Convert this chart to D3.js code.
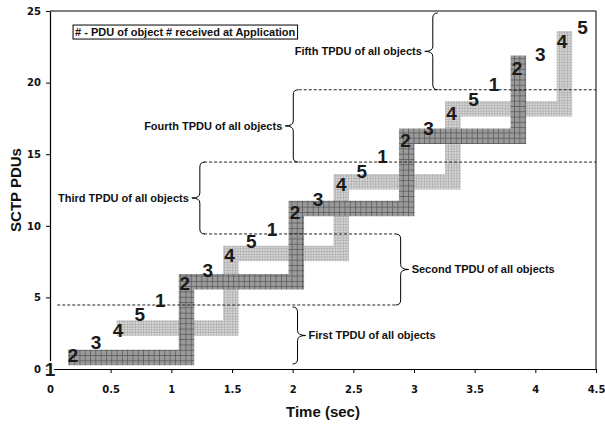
<!DOCTYPE html>
<html><head><meta charset="utf-8">
<script src="https://cdn.jsdelivr.net/npm/d3@7"></script>
<style>body{margin:0;background:#fff} svg{display:block}</style>
</head><body>
<svg id="chart" width="605" height="424"></svg>
<script>
// ---------- data ----------
const xTickValues = [0, 0.5, 1, 1.5, 2, 2.5, 3, 3.5, 4, 4.5];
const yTickValues = [0, 5, 10, 15, 20, 25];

// staircase of PDUs (dark = objects 1-3 path, light = objects 4-5 path)
const darkStepX  = [0.15, 1.125, 1.125, 2.03, 2.03, 2.94, 2.94, 3.86, 3.86];
const darkStepY  = [0.8, 0.8, 6.1, 6.1, 11.2, 11.2, 16.25, 16.25, 21.9];
const lightStepX = [0.55, 1.49, 1.49, 2.40, 2.40, 3.32, 3.32, 4.24, 4.24];
const lightStepY = [2.86, 2.86, 8.07, 8.07, 13.07, 13.07, 18.17, 18.17, 23.6];

// PDU received at application: object number, time, PDU count
const pduObject = ["1","2","3","4","5","1","2","3","4","5","1","2","3","4","5","1","2","3","4","5","1","2","3","4","5"];
const pduTime = [0, 0.19, 0.38, 0.56, 0.74, 0.91, 1.11, 1.30, 1.48, 1.66, 1.83, 2.02, 2.21, 2.40, 2.57, 2.74, 2.93, 3.12, 3.31, 3.49, 3.66, 3.85, 4.04, 4.22, 4.39];
const pduCount = [0, 0.98, 1.85, 2.69, 3.86, 4.84, 5.98, 6.88, 7.94, 8.92, 9.78, 10.96, 11.84, 12.92, 13.83, 14.85, 15.97, 16.84, 17.9, 18.87, 19.9, 21.0, 21.96, 22.9, 23.88];

// dashed separators between TPDU groups
const dashY  = [4.47, 9.43, 14.45, 19.5];
const dashX0 = [0.06, 1.27, 1.27, 2.05];
const dashX1 = [2.85, 2.85, 4.5, 4.5];

// braces
const braceLabels = ["First TPDU of all objects", "Second TPDU of all objects", "Third TPDU of all objects", "Fourth TPDU of all objects", "Fifth TPDU of all objects"];
const braceX  = [2.04, 2.89, 1.235, 2.005, 3.155];
const braceY0 = [0.35, 4.47, 9.43, 14.45, 19.5];
const braceY1 = [4.33, 9.43, 14.45, 19.5, 24.86];
const braceSide = ["right", "right", "left", "left", "left"];

const legendText = "# - PDU of object # received at Application";
const legendAt = [0.19, 24.02];
const xTitle = "Time (sec)";
const yTitle = "SCTP PDUs";

// ---------- layout ----------
const W = 605, H = 424;
const margin = {left: 50, right: 9, top: 11, bottom: 55};
const FONT = "'Liberation Sans', Arial, sans-serif";
const svg = d3.select("#chart");

const x = d3.scaleLinear().domain([0, 4.5]).range([margin.left, W - margin.right]);
const y = d3.scaleLinear().domain([0, 25]).range([H - margin.bottom, margin.top]);

// patterns
const defs = svg.append("defs");
const pd = defs.append("pattern").attr("id", "darkPat").attr("patternUnits", "userSpaceOnUse")
  .attr("width", 5.3).attr("height", 5.3);
pd.append("rect").attr("width", 5.3).attr("height", 5.3).attr("fill", "#9a9a9a");
pd.append("path").attr("d", "M0,0.4H5.3M0.4,0V5.3").attr("stroke", "#505050").attr("stroke-width", 0.7);
const pl = defs.append("pattern").attr("id", "lightPat").attr("patternUnits", "userSpaceOnUse")
  .attr("width", 2.7).attr("height", 2.7);
pl.append("rect").attr("width", 2.7).attr("height", 2.7).attr("fill", "#d6d6d6");
pl.append("path").attr("d", "M0,0.3H2.7M0.3,0V2.7").attr("stroke", "#9c9c9c").attr("stroke-width", 0.6);

// frame (top & right)
svg.append("path")
  .attr("d", `M${x(0)},${y(25)}H${x(4.5)}V${y(0)}`)
  .attr("fill", "none").attr("stroke", "#000").attr("stroke-width", 1);

// axes
const xAxis = d3.axisBottom(x).tickValues(xTickValues).tickFormat(d => String(d))
  .tickSizeInner(4).tickSizeOuter(0).tickPadding(13);
const gx = svg.append("g").attr("transform", `translate(0,${y(0)})`).call(xAxis);
const yAxis = d3.axisLeft(y).tickValues(yTickValues).tickFormat(d => String(d))
  .tickSizeInner(4).tickSizeOuter(0).tickPadding(5);
const gy = svg.append("g").attr("transform", `translate(${x(0)},0)`).call(yAxis);
[gx, gy].forEach(g => {
  g.select(".domain").attr("stroke", "#000").attr("stroke-width", 1.2);
  g.selectAll(".tick line").attr("stroke", "#000");
  g.selectAll(".tick text").attr("font-family", "'DejaVu Sans', sans-serif")
    .attr("font-weight", "bold").attr("font-size", 10).attr("fill", "#111");
});

// staircase bars
const line = d3.line().x(d => x(d[0])).y(d => y(d[1]));
const lightPts = lightStepX.map((v, i) => [v, lightStepY[i]]);
const darkPts = darkStepX.map((v, i) => [v, darkStepY[i]]);
svg.append("path").attr("d", line(lightPts)).attr("fill", "none")
  .attr("stroke", "url(#lightPat)").attr("stroke-width", 15.5)
  .attr("stroke-linejoin", "miter").attr("stroke-linecap", "butt");
svg.append("path").attr("d", line(darkPts)).attr("fill", "none")
  .attr("stroke", "url(#darkPat)").attr("stroke-width", 15.5)
  .attr("stroke-linejoin", "miter").attr("stroke-linecap", "butt");

// dashed separators
svg.append("g").selectAll("line").data(dashY).join("line")
  .attr("x1", (d, i) => x(dashX0[i])).attr("x2", (d, i) => x(dashX1[i]))
  .attr("y1", d => y(d)).attr("y2", d => y(d))
  .attr("stroke", "#222").attr("stroke-width", 1).attr("stroke-dasharray", "3,2");

// braces
const R = 5, TIP = 8;
function bracePath(px, yTop, yBot, side) {
  const s = side === "left" ? 1 : -1; // direction ends curl towards
  const ym = (yTop + yBot) / 2;
  return `M${px + s * R},${yTop} Q${px},${yTop} ${px},${yTop + R} L${px},${ym - R}` +
         ` Q${px},${ym} ${px - s * TIP},${ym} Q${px},${ym} ${px},${ym + R}` +
         ` L${px},${yBot - R} Q${px},${yBot} ${px + s * R},${yBot}`;
}
const gb = svg.append("g");
braceLabels.forEach((lab, i) => {
  const px = x(braceX[i]);
  const yTop = y(braceY1[i]), yBot = y(braceY0[i]);
  gb.append("path").attr("d", bracePath(px, yTop, yBot, braceSide[i]))
    .attr("fill", "none").attr("stroke", "#000").attr("stroke-width", 1);
  const ym = (yTop + yBot) / 2;
  const left = braceSide[i] === "left";
  gb.append("text")
    .attr("x", left ? px - TIP - 3 : px + TIP + 3)
    .attr("y", ym).attr("dy", "0.35em")
    .attr("text-anchor", left ? "end" : "start")
    .attr("font-family", FONT).attr("font-weight", "bold").attr("font-size", 11)
    .attr("fill", "#111").text(lab);
});

// legend box
const lg = svg.append("g");
const lt = lg.append("text").attr("x", x(legendAt[0]) + 2).attr("y", y(legendAt[1]) + 7).attr("dy", "0.35em")
  .attr("font-family", FONT).attr("font-weight", "bold").attr("font-size", 11).attr("fill", "#111")
  .text(legendText);
const bb = lt.node().getBBox();
lg.insert("rect", "text").attr("x", x(legendAt[0])).attr("y", y(legendAt[1]))
  .attr("width", bb.width + 4).attr("height", 14)
  .attr("fill", "#fff").attr("stroke", "#000").attr("stroke-width", 1);

// PDU labels
svg.append("g").selectAll("text").data(pduObject).join("text")
  .attr("x", (d, i) => x(pduTime[i])).attr("y", (d, i) => y(pduCount[i]))
  .attr("dy", "0.36em").attr("text-anchor", "middle")
  .attr("font-family", FONT).attr("font-weight", "bold").attr("font-size", 19)
  .attr("fill", "#1a1a1a")
  .attr("stroke", (d, i) => i === 0 ? "#fff" : "none").attr("stroke-width", 4)
  .attr("paint-order", "stroke")
  .text(d => d);

// titles
svg.append("text").attr("x", (x(0) + x(4.5)) / 2).attr("y", 417).attr("text-anchor", "middle")
  .attr("font-family", FONT).attr("font-weight", "bold").attr("font-size", 15).attr("fill", "#111")
  .text(xTitle);
svg.append("text").attr("transform", `translate(21,${(y(0) + y(25)) / 2}) rotate(-90)`)
  .attr("text-anchor", "middle")
  .attr("font-family", FONT).attr("font-weight", "bold").attr("font-size", 15).attr("fill", "#111")
  .text(yTitle);
</script>
</body></html>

▸ **Given instruction**:
Copy nothing but the lines from the top of the material through the line holding "const yTickValues = [0, 5, 10, 15, 20, 25];", exactly as written; omit pictures.

▸ **Full answer**:
Convert this chart to D3.js code.
<!DOCTYPE html>
<html><head><meta charset="utf-8">
<script src="https://cdn.jsdelivr.net/npm/d3@7"></script>
<style>body{margin:0;background:#fff} svg{display:block}</style>
</head><body>
<svg id="chart" width="605" height="424"></svg>
<script>
// ---------- data ----------
const xTickValues = [0, 0.5, 1, 1.5, 2, 2.5, 3, 3.5, 4, 4.5];
const yTickValues = [0, 5, 10, 15, 20, 25];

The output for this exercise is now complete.